- [DATA SHOWN]:
━━━━━━━━

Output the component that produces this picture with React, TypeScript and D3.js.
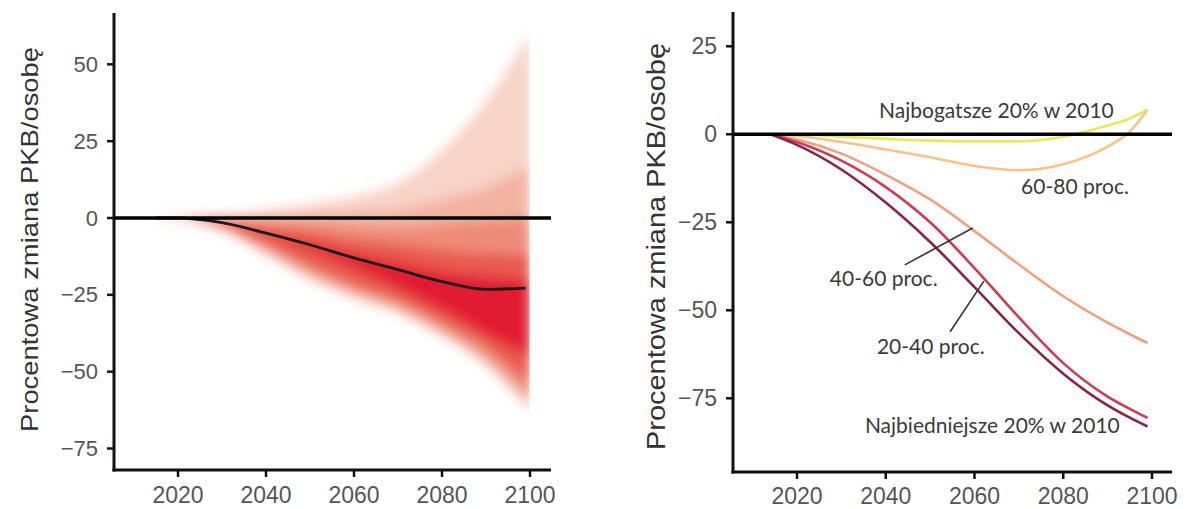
import React from "react";
import * as d3 from "d3";

// ---------- Left panel data (fan chart) ----------
const bandYears = [2015, 2020, 2030, 2040, 2050, 2060, 2070, 2080, 2090, 2100];
// nested bands: [lower, upper] per layer, outer -> inner
const l1Low = [0, -0.3, -4, -12, -20, -26, -31, -38.5, -48, -63];
const l1High = [0, 0.3, 1, 2.5, 4.5, 7, 11.5, 22, 38, 60];
const l2Low = [0, -0.3, -3.6, -11, -19, -25, -30, -37.5, -47, -61];
const l2High = [0, 0.2, 0.5, 1, 1.5, 2, 3, 6, 10, 17];
const l3Low = [0, -0.2, -3.2, -10, -17.5, -23.5, -28.5, -36, -45, -58.5];
const l3High = [0, 0.1, -0.3, -1, -1.5, -2.5, -3, -2, -1, 0];
const l4Low = [0, -0.2, -2.6, -8.5, -15.5, -22, -27, -34, -42, -54];
const l4High = [0, 0, -0.9, -3, -4.5, -7, -8.5, -10.5, -11.5, -12];
const l5Low = [0, -0.1, -2, -5.8, -10.5, -16.5, -23, -30, -38, -45];
const l5High = [0, 0, -1.6, -4.6, -8.2, -11.5, -14.5, -17.5, -19, -20];
const bandColors = ["#f8d3c7", "#f3b3a2", "#ee8b78", "#e95a50", "#e11c31"];

const meanYears = [2015, 2020, 2030, 2040, 2050, 2060, 2070, 2080, 2090, 2099];
const meanValues = [0, 0, -1.5, -4.9, -8.7, -13, -16.8, -20.7, -23.2, -22.8];

const leftYTicks = [50, 25, 0, -25, -50, -75];
const xTicks = [2020, 2040, 2060, 2080, 2100];
const rightYTicks = [25, 0, -25, -50, -75];

// ---------- Right panel data (quintile lines) ----------
const lineYears = [2014, 2020, 2030, 2040, 2050, 2060, 2070, 2080, 2090, 2095, 2099];
const poorest = [0, -3, -10, -19.4, -30.6, -43.4, -56.5, -68, -77, -80.5, -83];
const q20_40 = [0, -2.2, -7.5, -15, -25, -38, -52, -65, -74.5, -78, -80.6];
const q40_60 = [0, -1.5, -5.5, -11.5, -18.5, -27.5, -37, -46, -53.5, -56.8, -59.3];
const q60_80 = [0, -0.5, -2.2, -4.3, -6.5, -9, -10.2, -8.5, -3.5, 0.8, 7];
const richest = [0, 0, -0.7, -1.3, -1.8, -2, -2, -0.7, 2.5, 4.5, 7];
const lineColors = ["#e6e95a", "#f5c48e", "#f0a07f", "#cf3c4d", "#8a2346"];

const labelTexts = ["Najbogatsze 20% w 2010", "60-80 proc.", "40-60 proc.", "20-40 proc.", "Najbiedniejsze 20% w 2010"];
const labelYears = [2038.5, 2070.5, 2027.4, 2038, 2035.3];
const labelValues = [4.6, -17, -43.1, -62.4, -84.9];
// leader lines: [year1, value1, year2, value2]
const leaders = [
  [2044.3, -37.1, 2059.6, -26.6],
  [2054.5, -56.1, 2062.1, -41.7],
];

const yTitle = "Procentowa zmiana PKB/osobę";

export default function App() {
  // left scales
  const xL = d3.scaleLinear().domain([2020, 2100]).range([178, 530]);
  const yL = d3.scaleLinear().domain([0, -75]).range([218, 448.5]);
  // right scales
  const xR = d3.scaleLinear().domain([2020, 2100]).range([797, 1152]);
  const yR = d3.scaleLinear().domain([0, -75]).range([134.3, 398.3]);

  const layers = [
    [l1Low, l1High],
    [l2Low, l2High],
    [l3Low, l3High],
    [l4Low, l4High],
    [l5Low, l5High],
  ];
  const area = (lo: number[], hi: number[]) =>
    d3
      .area<number>()
      .x((i) => xL(bandYears[i]))
      .y0((i) => yL(lo[i]))
      .y1((i) => yL(hi[i]))
      .curve(d3.curveMonotoneX)(bandYears.map((_, i) => i)) || "";

  const meanPath =
    d3
      .line<number>()
      .x((i) => xL(meanYears[i]))
      .y((i) => yL(meanValues[i]))
      .curve(d3.curveMonotoneX)(meanYears.map((_, i) => i)) || "";

  const series = [richest, q60_80, q40_60, q20_40, poorest];
  const linePath = (vals: number[]) =>
    d3
      .line<number>()
      .x((i) => xR(lineYears[i]))
      .y((i) => yR(vals[i]))
      .curve(d3.curveMonotoneX)(lineYears.map((_, i) => i)) || "";

  const tickFont = "'Liberation Sans', Arial, sans-serif";
  const tickColor = "#555";

  const lAxisX = 114;
  const lAxisY = 470;
  const rAxisX = 733;
  const rAxisY = 472;

  return (
    <div style={{ position: "fixed", left: 0, top: 0 }}>
      <svg width={1187} height={509} style={{ display: "block", background: "#fff" }}>
        <defs>
          <filter id="soft" x="-10%" y="-10%" width="120%" height="120%">
            <feGaussianBlur stdDeviation="6" />
          </filter>
          <clipPath id="bandClip">
            <rect x={0} y={0} width={xL(2099.9)} height={509} />
          </clipPath>
        </defs>

        {/* ---------- LEFT PANEL ---------- */}
        <g clipPath="url(#bandClip)">
          <g filter="url(#soft)">
            {layers.map(([lo, hi], k) => (
              <path key={k} d={area(lo, hi)} fill={bandColors[k]} />
            ))}
          </g>
        </g>
        <path d={meanPath} fill="none" stroke="#1a1a1a" strokeWidth={2.8} />
        <line x1={lAxisX} x2={551} y1={yL(0)} y2={yL(0)} stroke="#000" strokeWidth={3.5} />

        {/* axes */}
        <line x1={lAxisX} x2={lAxisX} y1={13} y2={lAxisY + 1.5} stroke="#111" strokeWidth={3} />
        <line x1={lAxisX - 1.5} x2={551} y1={lAxisY} y2={lAxisY} stroke="#111" strokeWidth={3} />
        {leftYTicks.map((t) => (
          <g key={"ly" + t}>
            <line x1={lAxisX - 7} x2={lAxisX} y1={yL(t)} y2={yL(t)} stroke="#111" strokeWidth={2.5} />
            <text x={lAxisX - 16} y={yL(t)} textAnchor="end" dominantBaseline="central" fontFamily={tickFont} fontSize={22} fill={tickColor}>
              {t < 0 ? "\u2212" + Math.abs(t) : t}
            </text>
          </g>
        ))}
        {xTicks.map((t) => (
          <g key={"lx" + t}>
            <line x1={xL(t)} x2={xL(t)} y1={lAxisY} y2={lAxisY + 7} stroke="#111" strokeWidth={2.5} />
            <text x={xL(t)} y={495} textAnchor="middle" dominantBaseline="central" fontFamily={tickFont} fontSize={23} fill={tickColor}>
              {t}
            </text>
          </g>
        ))}
        <text
          transform={`translate(29, 239.5) rotate(-90)`}
          textAnchor="middle"
          dominantBaseline="central"
          fontFamily={tickFont}
          fontSize={24}
          fill="#333"
          textLength={385}
          lengthAdjust="spacingAndGlyphs"
        >
          {yTitle}
        </text>

        {/* ---------- RIGHT PANEL ---------- */}
        {series.map((vals, k) => (
          <path key={k} d={linePath(vals)} fill="none" stroke={lineColors[k]} strokeWidth={2.6} />
        ))}
        <line x1={rAxisX} x2={1172} y1={yR(0)} y2={yR(0)} stroke="#000" strokeWidth={3.5} />

        {leaders.map((l, k) => (
          <line key={"ld" + k} x1={xR(l[0])} y1={yR(l[1])} x2={xR(l[2])} y2={yR(l[3])} stroke="#333" strokeWidth={1.6} />
        ))}
        {labelTexts.map((s, k) => (
          <text key={"lb" + k} x={xR(labelYears[k])} y={yR(labelValues[k])} fontFamily="Lato, 'Open Sans', sans-serif" fontSize={21} fill="#3a3a3a">
            {s}
          </text>
        ))}

        <line x1={rAxisX} x2={rAxisX} y1={12} y2={rAxisY + 1.5} stroke="#111" strokeWidth={3} />
        <line x1={rAxisX - 1.5} x2={1172} y1={rAxisY} y2={rAxisY} stroke="#111" strokeWidth={3} />
        {rightYTicks.map((t) => (
          <g key={"ry" + t}>
            <line x1={rAxisX - 7} x2={rAxisX} y1={yR(t)} y2={yR(t)} stroke="#111" strokeWidth={2.5} />
            <text x={rAxisX - 16} y={yR(t)} textAnchor="end" dominantBaseline="central" fontFamily={tickFont} fontSize={23} fill={tickColor}>
              {t < 0 ? "\u2212" + Math.abs(t) : t}
            </text>
          </g>
        ))}
        {xTicks.map((t) => (
          <g key={"rx" + t}>
            <line x1={xR(t)} x2={xR(t)} y1={rAxisY} y2={rAxisY + 7} stroke="#111" strokeWidth={2.5} />
            <text x={xR(t)} y={496} textAnchor="middle" dominantBaseline="central" fontFamily={tickFont} fontSize={23} fill={tickColor}>
              {t}
            </text>
          </g>
        ))}
        <text
          transform={`translate(656, 246.5) rotate(-90)`}
          textAnchor="middle"
          dominantBaseline="central"
          fontFamily={tickFont}
          fontSize={25}
          fill="#333"
          textLength={407}
          lengthAdjust="spacingAndGlyphs"
        >
          {yTitle}
        </text>
      </svg>
    </div>
  );
}
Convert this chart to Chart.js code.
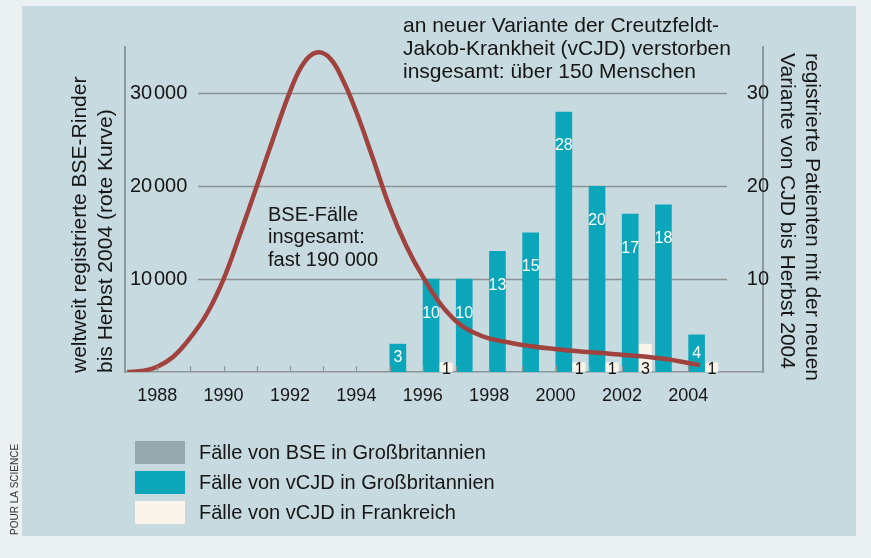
<!DOCTYPE html>
<html>
<head>
<meta charset="utf-8">
<title>BSE und vCJD</title>
<script src="https://cdn.jsdelivr.net/npm/chart.js"></script>
<style>
  html, body { margin: 0; padding: 0; background: #ebf0f3; }
  #wrap { position: relative; width: 871px; height: 558px; }
</style>
</head>
<body>
<div id="wrap"><canvas id="bseChart" width="871" height="558"></canvas></div>
<script>
// BSE cases per year (red curve, left axis)
const bseYears = [1987.1, 1987.6, 1988, 1988.5, 1989, 1989.5, 1990, 1990.5, 1991, 1991.5, 1992, 1992.4, 1992.8, 1993.2, 1993.6, 1994, 1994.5, 1995, 1995.5, 1996, 1996.7, 1997.5, 1998.7, 2000.2, 2001.7, 2003.2, 2004.35];
const bseCases = [0, 150, 570, 1700, 3700, 6300, 10000, 14900, 20000, 25200, 30200, 33200, 34400, 33800, 31400, 28000, 23000, 17800, 13600, 10300, 6600, 4300, 3100, 2400, 1950, 1450, 750];

// vCJD deaths per year (bars, right axis)
const ukYears = [1995, 1996, 1997, 1998, 1999, 2000, 2001, 2002, 2003, 2004];
const ukCases = [3, 10, 10, 13, 15, 28, 20, 17, 18, 4];
const frYears = [1996, 2000, 2001, 2002, 2004];
const frCases = [1, 1, 1, 3, 1];

// axis ticks
const xTickYears = [1988, 1990, 1992, 1994, 1996, 1998, 2000, 2002, 2004];
const leftTicks = [10000, 20000, 30000];
const rightTicks = [10, 20, 30];

// texts
const titleLines = ['an neuer Variante der Creutzfeldt-', 'Jakob-Krankheit (vCJD) verstorben', 'insgesamt: über 150 Menschen'];
const noteLines = ['BSE-Fälle', 'insgesamt:', 'fast 190 000'];
const leftTitle = ['weltweit registrierte BSE-Rinder', 'bis Herbst 2004 (rote Kurve)'];
const rightTitle = ['registrierte Patienten mit der neuen', 'Variante von CJD bis Herbst 2004'];
const legendLabels = ['Fälle von BSE in Großbritannien', 'Fälle von vCJD in Großbritannien', 'Fälle von vCJD in Frankreich'];
const credit = 'POUR LA SCIENCE';

const TEAL = '#0ca6bb';
const CREAM = '#faf4ea';
const GREY = '#98a9ad';
const CURVE = '#a0433e';
const FONT = '"Liberation Sans", Arial, sans-serif';
const legendColors = [GREY, TEAL, CREAM];

const decorPlugin = {
  id: 'decor',
  beforeDraw(chart) {
    const ctx = chart.ctx;
    ctx.save();
    ctx.fillStyle = '#ebf0f3';
    ctx.fillRect(0, 0, chart.width, chart.height);
    ctx.fillStyle = '#c6dadf';
    ctx.fillRect(22, 6, 834, 530);
    ctx.restore();
  },
  beforeDatasetsDraw(chart) {
    const ctx = chart.ctx;
    const area = chart.chartArea;
    const y = chart.scales.y;
    ctx.save();
    ctx.strokeStyle = '#8b9294';
    ctx.lineWidth = 1.5;
    leftTicks.forEach(v => {
      const py = Math.round(y.getPixelForValue(v)) + 0.5;
      ctx.beginPath();
      ctx.moveTo(area.left + 73, py);
      ctx.lineTo(area.right - 36, py);
      ctx.stroke();
    });
    ctx.restore();
  },
  afterDatasetsDraw(chart) {
    const ctx = chart.ctx;
    const x = chart.scales.x;
    const base = chart.scales.y.getPixelForValue(0);
    ctx.save();

    // year ticks on the baseline
    ctx.strokeStyle = '#8d9697';
    ctx.lineWidth = 1.2;
    for (let yr = 1988; yr <= 2004; yr++) {
      const px = Math.round(x.getPixelForValue(yr)) + 0.5;
      ctx.beginPath();
      ctx.moveTo(px, base - 6);
      ctx.lineTo(px, base);
      ctx.stroke();
    }

    // numbers on the bars
    ctx.textAlign = 'center';
    ctx.textBaseline = 'middle';
    ctx.font = '16px ' + FONT;
    ctx.fillStyle = '#ffffff';
    chart.getDatasetMeta(1).data.forEach((bar, i) => {
      const y = bar.y + Math.min(34, (bar.base - bar.y) / 2);
      ctx.fillText(String(ukCases[i]), bar.x, y);
    });
    ctx.fillStyle = '#111111';
    chart.getDatasetMeta(2).data.forEach((bar, i) => {
      ctx.fillText(String(frCases[i]), bar.x + 1, bar.base - 2);
    });

    ctx.fillStyle = '#161616';
    ctx.textAlign = 'left';
    ctx.font = '21px ' + FONT;
    titleLines.forEach((t, i) => ctx.fillText(t, 403, 26 + i * 23));
    ctx.font = '20px ' + FONT;
    noteLines.forEach((t, i) => ctx.fillText(t, 268, 215 + i * 22.5));

    // axis titles
    ctx.font = '21px ' + FONT;
    [80, 106].forEach((px, i) => {
      ctx.save();
      ctx.translate(px, 373);
      ctx.rotate(-Math.PI / 2);
      ctx.fillText(leftTitle[i], 0, 0);
      ctx.restore();
    });
    [812, 787].forEach((px, i) => {
      ctx.save();
      ctx.translate(px, 53);
      ctx.rotate(Math.PI / 2);
      ctx.fillText(rightTitle[i], 0, 0);
      ctx.restore();
    });

    // legend
    ctx.font = '20px ' + FONT;
    legendLabels.forEach((t, i) => {
      const top = 441 + i * 30;
      ctx.fillStyle = legendColors[i];
      ctx.fillRect(135, top, 50, 23);
      ctx.fillStyle = '#161616';
      ctx.fillText(t, 199, top + 12);
    });

    ctx.font = '10px ' + FONT;
    ctx.fillStyle = '#333333';
    ctx.save();
    ctx.translate(15, 535);
    ctx.rotate(-Math.PI / 2);
    ctx.fillText(credit, 0, 0);
    ctx.restore();

    ctx.restore();
  }
};

new Chart(document.getElementById('bseChart'), {
  type: 'bar',
  data: {
    datasets: [
      {
        type: 'line',
        label: 'BSE',
        data: bseYears.map((yr, i) => ({ x: yr, y: bseCases[i] })),
        yAxisID: 'y',
        borderColor: CURVE,
        borderWidth: 4.5,
        pointRadius: 0,
        fill: false,
        tension: 0.4,
        order: 0
      },
      {
        label: 'vCJD GB',
        data: ukYears.map((yr, i) => ({ x: yr + 0.25, y: ukCases[i] })),
        yAxisID: 'yR',
        backgroundColor: TEAL,
        barThickness: 16,
        grouped: false,
        order: 1
      },
      {
        label: 'vCJD F',
        data: frYears.map((yr, i) => ({ x: yr + 0.68, y: frCases[i] })),
        yAxisID: 'yR',
        backgroundColor: CREAM,
        barThickness: 14,
        grouped: false,
        order: 1
      }
    ]
  },
  options: {
    responsive: false,
    animation: false,
    layout: { padding: { left: 125, right: 108, top: 47, bottom: 146 } },
    plugins: { legend: { display: false }, tooltip: { enabled: false } },
    scales: {
      x: {
        type: 'linear',
        min: 1987.03,
        max: 2006.25,
        offset: false,
        grid: { display: false, drawTicks: false },
        border: { display: true, color: '#8d9697', width: 1.5 },
        afterBuildTicks: s => { s.ticks = xTickYears.map(v => ({ value: v })); },
        afterFit: s => { s.height = 40; },
        ticks: {
          padding: 13,
          color: '#161616',
          font: { family: FONT, size: 18 },
          callback: v => String(v)
        }
      },
      y: {
        position: 'left',
        min: 0,
        max: 35000,
        grid: { display: false, drawTicks: false },
        border: { display: true, color: '#8e999c', width: 2 },
        afterBuildTicks: s => { s.ticks = leftTicks.map(v => ({ value: v })); },
        afterFit: s => { s.width = 0; },
        ticks: {
          mirror: true,
          padding: 5,
          color: '#161616',
          font: { family: FONT, size: 20 },
          callback: v => (v / 1000) + '\u200A000'
        }
      },
      yR: {
        position: 'right',
        min: 0,
        max: 35,
        grid: { display: false, drawTicks: false },
        border: { display: true, color: '#8e999c', width: 2 },
        afterBuildTicks: s => { s.ticks = rightTicks.map(v => ({ value: v })); },
        afterFit: s => { s.width = 0; },
        ticks: {
          mirror: true,
          padding: 6,
          color: '#161616',
          font: { family: FONT, size: 20 },
          callback: v => String(v)
        }
      }
    }
  },
  plugins: [decorPlugin]
});
</script>
</body>
</html>
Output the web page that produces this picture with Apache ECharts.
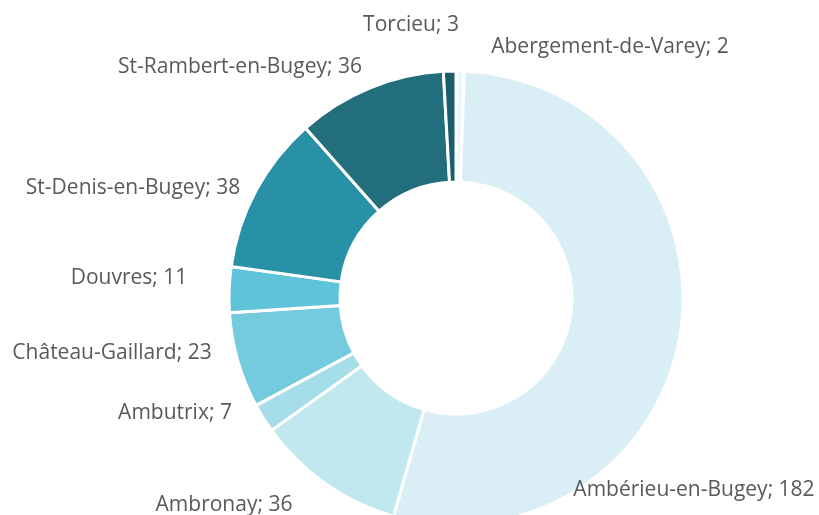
<!DOCTYPE html>
<html>
<head>
<meta charset="utf-8">
<script src="https://cdn.jsdelivr.net/npm/echarts@6/dist/echarts.min.js"></script>
<style>
  html, body { margin: 0; padding: 0; background: #fff; }
  #chart { width: 819px; height: 515px; }
</style>
</head>
<body>
<div id="chart"></div>
<script>
const names = [
  "Abergement-de-Varey",
  "Ambérieu-en-Bugey",
  "Ambronay",
  "Ambutrix",
  "Château-Gaillard",
  "Douvres",
  "St-Denis-en-Bugey",
  "St-Rambert-en-Bugey",
  "Torcieu",
];
const values = [2, 182, 36, 7, 23, 11, 38, 36, 3];
const colors = [
  "#e9f6fa", "#d9eff5", "#c2e8ef", "#a5dde8", "#74cbdd",
  "#5fc4d9", "#2891a6", "#236e7c", "#1c5d6b",
];
// label centres, like the Excel original places them
const labelPos = [
  [610, 47], [694, 490], [224, 505], [175, 413], [112, 353],
  [129, 278], [133, 188], [240, 67], [411, 25],
];

const chart = echarts.init(document.getElementById("chart"));
chart.setOption({
  animation: false,
  series: [
    {
      type: "pie",
      center: [456, 298],
      radius: [116, 227],
      startAngle: 90,
      clockwise: true,
      data: names.map((n, i) => ({
        name: n,
        value: values[i],
        itemStyle: { color: colors[i] },
      })),
      itemStyle: { borderColor: "#fff", borderWidth: 3 },
      label: {
        show: true,
        position: "outside",
        formatter: "{b}; {c}",
        color: "#595959",
        fontFamily: "Open Sans",
        fontSize: 21,
        overflow: "none",
      },
      labelLine: { show: false },
      labelLayout: (p) => ({
        x: labelPos[p.dataIndex][0],
        y: labelPos[p.dataIndex][1],
        align: "center",
        verticalAlign: "middle",
        hideOverlap: false,
        width: 400,
      }),
    },
  ],
});
</script>
</body>
</html>
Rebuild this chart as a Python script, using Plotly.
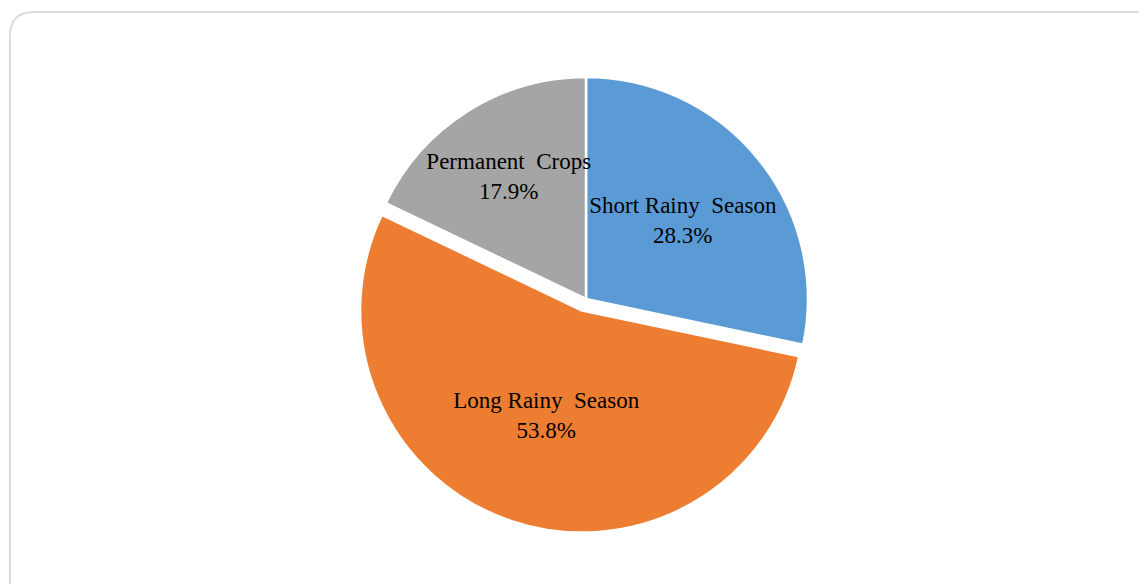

━━━━━━━━

- [STATED GOAL]: Leaving out the pictures, extract the stretch from the line holding "Convert this chart to Chart.js code." through the line holding "const legendColors = [GREY, TEAL, CREAM];", word for word.

- [RESPONSE BELOW]:
Convert this chart to Chart.js code.
<!DOCTYPE html>
<html>
<head>
<meta charset="utf-8">
<title>BSE und vCJD</title>
<script src="https://cdn.jsdelivr.net/npm/chart.js"></script>
<style>
  html, body { margin: 0; padding: 0; background: #ebf0f3; }
  #wrap { position: relative; width: 871px; height: 558px; }
</style>
</head>
<body>
<div id="wrap"><canvas id="bseChart" width="871" height="558"></canvas></div>
<script>
// BSE cases per year (red curve, left axis)
const bseYears = [1987.1, 1987.6, 1988, 1988.5, 1989, 1989.5, 1990, 1990.5, 1991, 1991.5, 1992, 1992.4, 1992.8, 1993.2, 1993.6, 1994, 1994.5, 1995, 1995.5, 1996, 1996.7, 1997.5, 1998.7, 2000.2, 2001.7, 2003.2, 2004.35];
const bseCases = [0, 150, 570, 1700, 3700, 6300, 10000, 14900, 20000, 25200, 30200, 33200, 34400, 33800, 31400, 28000, 23000, 17800, 13600, 10300, 6600, 4300, 3100, 2400, 1950, 1450, 750];

// vCJD deaths per year (bars, right axis)
const ukYears = [1995, 1996, 1997, 1998, 1999, 2000, 2001, 2002, 2003, 2004];
const ukCases = [3, 10, 10, 13, 15, 28, 20, 17, 18, 4];
const frYears = [1996, 2000, 2001, 2002, 2004];
const frCases = [1, 1, 1, 3, 1];

// axis ticks
const xTickYears = [1988, 1990, 1992, 1994, 1996, 1998, 2000, 2002, 2004];
const leftTicks = [10000, 20000, 30000];
const rightTicks = [10, 20, 30];

// texts
const titleLines = ['an neuer Variante der Creutzfeldt-', 'Jakob-Krankheit (vCJD) verstorben', 'insgesamt: über 150 Menschen'];
const noteLines = ['BSE-Fälle', 'insgesamt:', 'fast 190 000'];
const leftTitle = ['weltweit registrierte BSE-Rinder', 'bis Herbst 2004 (rote Kurve)'];
const rightTitle = ['registrierte Patienten mit der neuen', 'Variante von CJD bis Herbst 2004'];
const legendLabels = ['Fälle von BSE in Großbritannien', 'Fälle von vCJD in Großbritannien', 'Fälle von vCJD in Frankreich'];
const credit = 'POUR LA SCIENCE';

const TEAL = '#0ca6bb';
const CREAM = '#faf4ea';
const GREY = '#98a9ad';
const CURVE = '#a0433e';
const FONT = '"Liberation Sans", Arial, sans-serif';
const legendColors = [GREY, TEAL, CREAM];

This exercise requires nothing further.